:: Recorded data

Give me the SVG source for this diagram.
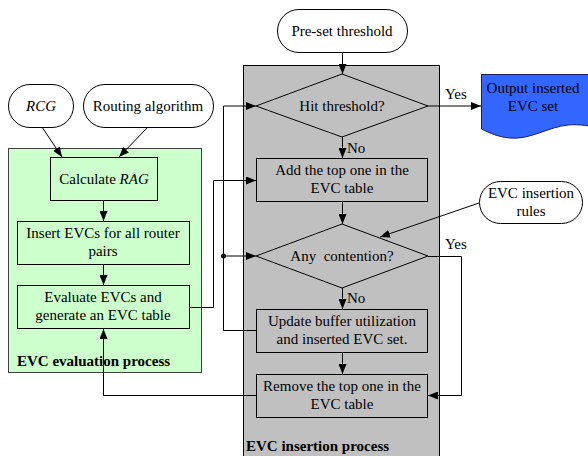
<svg xmlns="http://www.w3.org/2000/svg" width="588" height="456" viewBox="0 0 588 456">
<style>
text{font-family:"Liberation Serif","Times New Roman",serif;font-size:15px;fill:#000}
.c{text-anchor:middle}
.b{font-weight:bold}
.i{font-style:italic}
.term{fill:#fff;stroke:#000;stroke-width:1}
.gbox{fill:#ccffcc;stroke:#000;stroke-width:1}
.ybox{fill:#c0c0c0;stroke:#000;stroke-width:1}
.ln{fill:none;stroke:#000;stroke-width:1}
</style>
<defs>
<marker id="ah" markerWidth="10" markerHeight="8" refX="10" refY="4" orient="auto" markerUnits="userSpaceOnUse">
<path d="M0,0 L10,4 L0,8 Z" fill="#000"/>
</marker>
</defs>

<g id="evc-evaluation-process">
<rect x="8.5" y="148.5" width="193" height="224" fill="#ccffcc" stroke="#404040"/>
<text x="17" y="366" class="b">EVC evaluation process</text>
</g>

<g id="evc-insertion-process">
<rect x="243.5" y="65.5" width="196" height="400" fill="#c0c0c0" stroke="#000"/>
<text x="246" y="451" class="b">EVC insertion process</text>
</g>

<g id="rcg">
<rect x="8.5" y="84.5" width="65" height="43" rx="21.5" class="term"/>
<text x="41" y="111" class="c i">RCG</text>
</g>

<g id="routing-algorithm">
<rect x="83.5" y="84.5" width="130" height="43" rx="21.5" class="term"/>
<text x="148" y="111" class="c">Routing algorithm</text>
</g>

<g id="pre-set-threshold">
<rect x="277.5" y="9.5" width="130" height="43" rx="21.5" class="term"/>
<text x="342" y="36" class="c">Pre-set threshold</text>
</g>

<g id="calculate-rag">
<rect x="50.5" y="157.5" width="107" height="43" class="gbox"/>
<text x="104" y="184" class="c">Calculate <tspan class="i">RAG</tspan></text>
</g>

<g id="insert-evcs">
<rect x="17.5" y="221.5" width="172" height="43" class="gbox"/>
<text x="103" y="238" class="c">Insert EVCs for all router</text>
<text x="103" y="256" class="c">pairs</text>
</g>

<g id="evaluate-evcs">
<rect x="17.5" y="285.5" width="172" height="43" class="gbox"/>
<text x="103" y="302" class="c">Evaluate EVCs and</text>
<text x="103" y="320" class="c">generate an EVC table</text>
</g>

<g id="hit-threshold">
<polygon points="342,74 428,106 342,137 256,106" class="ybox"/>
<text x="342" y="111" class="c">Hit threshold?</text>
</g>

<g id="add-top-one">
<rect x="256.5" y="158.5" width="171" height="43" class="ybox"/>
<text x="342" y="175" class="c">Add the top one in the</text>
<text x="342" y="193" class="c">EVC table</text>
</g>

<g id="any-contention">
<polygon points="342,224 428,256 342,288 256,256" class="ybox"/>
<text x="342" y="261" class="c" style="white-space:pre">Any  contention?</text>
</g>

<g id="update-buffer">
<rect x="256.5" y="309.5" width="171" height="43" class="ybox"/>
<text x="342" y="326" class="c">Update buffer utilization</text>
<text x="342" y="344" class="c">and inserted EVC set.</text>
</g>

<g id="remove-top-one">
<rect x="256.5" y="374.5" width="171" height="43" class="ybox"/>
<text x="342" y="391" class="c">Remove the top one in the</text>
<text x="342" y="409" class="c">EVC table</text>
</g>

<g id="output-inserted-evc-set">
<path d="M481.5,74.5 H600 V128 C590,126 580,124 568,125 C548,127 530,140 510,138 C498,137 490,133 481.5,129 Z" fill="#3366ff" stroke="#1a1a66" stroke-width="1"/>
<text x="533" y="93" class="c">Output inserted</text>
<text x="533" y="111" class="c">EVC set</text>
</g>

<g id="evc-insertion-rules">
<rect x="479.5" y="181.5" width="103" height="42" rx="21" class="term"/>
<text x="531" y="198" class="c">EVC insertion</text>
<text x="531" y="216" class="c">rules</text>
</g>

<g id="connectors">
<line x1="42" y1="127" x2="62" y2="157" class="ln" marker-end="url(#ah)"/>
<line x1="148" y1="127" x2="119" y2="157" class="ln" marker-end="url(#ah)"/>
<line x1="103.5" y1="201" x2="103.5" y2="221" class="ln" marker-end="url(#ah)"/>
<line x1="103.5" y1="265" x2="103.5" y2="285" class="ln" marker-end="url(#ah)"/>
<polyline points="190,307.5 213.5,307.5 213.5,180.5 256,180.5" class="ln" marker-end="url(#ah)"/>
<polyline points="256,330.5 223.5,330.5 223.5,106 256,106" class="ln" marker-end="url(#ah)"/>
<line x1="223.5" y1="256" x2="256" y2="256" class="ln" marker-end="url(#ah)"/>
<circle cx="223.5" cy="256" r="2.5" fill="#000"/>
<line x1="342.5" y1="52" x2="342.5" y2="74" class="ln" marker-end="url(#ah)"/>
<line x1="342.5" y1="137" x2="342.5" y2="158" class="ln" marker-end="url(#ah)"/>
<text x="347" y="153">No</text>
<line x1="428" y1="106" x2="481" y2="106" class="ln" marker-end="url(#ah)"/>
<text x="445" y="99">Yes</text>
<line x1="342.5" y1="202" x2="342.5" y2="224" class="ln" marker-end="url(#ah)"/>
<line x1="479" y1="203" x2="380" y2="237" class="ln" marker-end="url(#ah)"/>
<line x1="342.5" y1="288" x2="342.5" y2="309" class="ln" marker-end="url(#ah)"/>
<text x="347" y="303">No</text>
<polyline points="428,256.5 461.5,256.5 461.5,395.5 428,395.5" class="ln" marker-end="url(#ah)"/>
<text x="445" y="249">Yes</text>
<line x1="342.5" y1="353" x2="342.5" y2="374" class="ln" marker-end="url(#ah)"/>
<polyline points="256,395.5 103.5,395.5 103.5,329" class="ln" marker-end="url(#ah)"/>
</g>
</svg>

::::

◆ **Work to do**: Print the complete listing exactly as it stands, without its pictures.

◆ **Response to this task**:
Give me the SVG source for this diagram.
<svg xmlns="http://www.w3.org/2000/svg" width="588" height="456" viewBox="0 0 588 456">
<style>
text{font-family:"Liberation Serif","Times New Roman",serif;font-size:15px;fill:#000}
.c{text-anchor:middle}
.b{font-weight:bold}
.i{font-style:italic}
.term{fill:#fff;stroke:#000;stroke-width:1}
.gbox{fill:#ccffcc;stroke:#000;stroke-width:1}
.ybox{fill:#c0c0c0;stroke:#000;stroke-width:1}
.ln{fill:none;stroke:#000;stroke-width:1}
</style>
<defs>
<marker id="ah" markerWidth="10" markerHeight="8" refX="10" refY="4" orient="auto" markerUnits="userSpaceOnUse">
<path d="M0,0 L10,4 L0,8 Z" fill="#000"/>
</marker>
</defs>

<g id="evc-evaluation-process">
<rect x="8.5" y="148.5" width="193" height="224" fill="#ccffcc" stroke="#404040"/>
<text x="17" y="366" class="b">EVC evaluation process</text>
</g>

<g id="evc-insertion-process">
<rect x="243.5" y="65.5" width="196" height="400" fill="#c0c0c0" stroke="#000"/>
<text x="246" y="451" class="b">EVC insertion process</text>
</g>

<g id="rcg">
<rect x="8.5" y="84.5" width="65" height="43" rx="21.5" class="term"/>
<text x="41" y="111" class="c i">RCG</text>
</g>

<g id="routing-algorithm">
<rect x="83.5" y="84.5" width="130" height="43" rx="21.5" class="term"/>
<text x="148" y="111" class="c">Routing algorithm</text>
</g>

<g id="pre-set-threshold">
<rect x="277.5" y="9.5" width="130" height="43" rx="21.5" class="term"/>
<text x="342" y="36" class="c">Pre-set threshold</text>
</g>

<g id="calculate-rag">
<rect x="50.5" y="157.5" width="107" height="43" class="gbox"/>
<text x="104" y="184" class="c">Calculate <tspan class="i">RAG</tspan></text>
</g>

<g id="insert-evcs">
<rect x="17.5" y="221.5" width="172" height="43" class="gbox"/>
<text x="103" y="238" class="c">Insert EVCs for all router</text>
<text x="103" y="256" class="c">pairs</text>
</g>

<g id="evaluate-evcs">
<rect x="17.5" y="285.5" width="172" height="43" class="gbox"/>
<text x="103" y="302" class="c">Evaluate EVCs and</text>
<text x="103" y="320" class="c">generate an EVC table</text>
</g>

<g id="hit-threshold">
<polygon points="342,74 428,106 342,137 256,106" class="ybox"/>
<text x="342" y="111" class="c">Hit threshold?</text>
</g>

<g id="add-top-one">
<rect x="256.5" y="158.5" width="171" height="43" class="ybox"/>
<text x="342" y="175" class="c">Add the top one in the</text>
<text x="342" y="193" class="c">EVC table</text>
</g>

<g id="any-contention">
<polygon points="342,224 428,256 342,288 256,256" class="ybox"/>
<text x="342" y="261" class="c" style="white-space:pre">Any  contention?</text>
</g>

<g id="update-buffer">
<rect x="256.5" y="309.5" width="171" height="43" class="ybox"/>
<text x="342" y="326" class="c">Update buffer utilization</text>
<text x="342" y="344" class="c">and inserted EVC set.</text>
</g>

<g id="remove-top-one">
<rect x="256.5" y="374.5" width="171" height="43" class="ybox"/>
<text x="342" y="391" class="c">Remove the top one in the</text>
<text x="342" y="409" class="c">EVC table</text>
</g>

<g id="output-inserted-evc-set">
<path d="M481.5,74.5 H600 V128 C590,126 580,124 568,125 C548,127 530,140 510,138 C498,137 490,133 481.5,129 Z" fill="#3366ff" stroke="#1a1a66" stroke-width="1"/>
<text x="533" y="93" class="c">Output inserted</text>
<text x="533" y="111" class="c">EVC set</text>
</g>

<g id="evc-insertion-rules">
<rect x="479.5" y="181.5" width="103" height="42" rx="21" class="term"/>
<text x="531" y="198" class="c">EVC insertion</text>
<text x="531" y="216" class="c">rules</text>
</g>

<g id="connectors">
<line x1="42" y1="127" x2="62" y2="157" class="ln" marker-end="url(#ah)"/>
<line x1="148" y1="127" x2="119" y2="157" class="ln" marker-end="url(#ah)"/>
<line x1="103.5" y1="201" x2="103.5" y2="221" class="ln" marker-end="url(#ah)"/>
<line x1="103.5" y1="265" x2="103.5" y2="285" class="ln" marker-end="url(#ah)"/>
<polyline points="190,307.5 213.5,307.5 213.5,180.5 256,180.5" class="ln" marker-end="url(#ah)"/>
<polyline points="256,330.5 223.5,330.5 223.5,106 256,106" class="ln" marker-end="url(#ah)"/>
<line x1="223.5" y1="256" x2="256" y2="256" class="ln" marker-end="url(#ah)"/>
<circle cx="223.5" cy="256" r="2.5" fill="#000"/>
<line x1="342.5" y1="52" x2="342.5" y2="74" class="ln" marker-end="url(#ah)"/>
<line x1="342.5" y1="137" x2="342.5" y2="158" class="ln" marker-end="url(#ah)"/>
<text x="347" y="153">No</text>
<line x1="428" y1="106" x2="481" y2="106" class="ln" marker-end="url(#ah)"/>
<text x="445" y="99">Yes</text>
<line x1="342.5" y1="202" x2="342.5" y2="224" class="ln" marker-end="url(#ah)"/>
<line x1="479" y1="203" x2="380" y2="237" class="ln" marker-end="url(#ah)"/>
<line x1="342.5" y1="288" x2="342.5" y2="309" class="ln" marker-end="url(#ah)"/>
<text x="347" y="303">No</text>
<polyline points="428,256.5 461.5,256.5 461.5,395.5 428,395.5" class="ln" marker-end="url(#ah)"/>
<text x="445" y="249">Yes</text>
<line x1="342.5" y1="353" x2="342.5" y2="374" class="ln" marker-end="url(#ah)"/>
<polyline points="256,395.5 103.5,395.5 103.5,329" class="ln" marker-end="url(#ah)"/>
</g>
</svg>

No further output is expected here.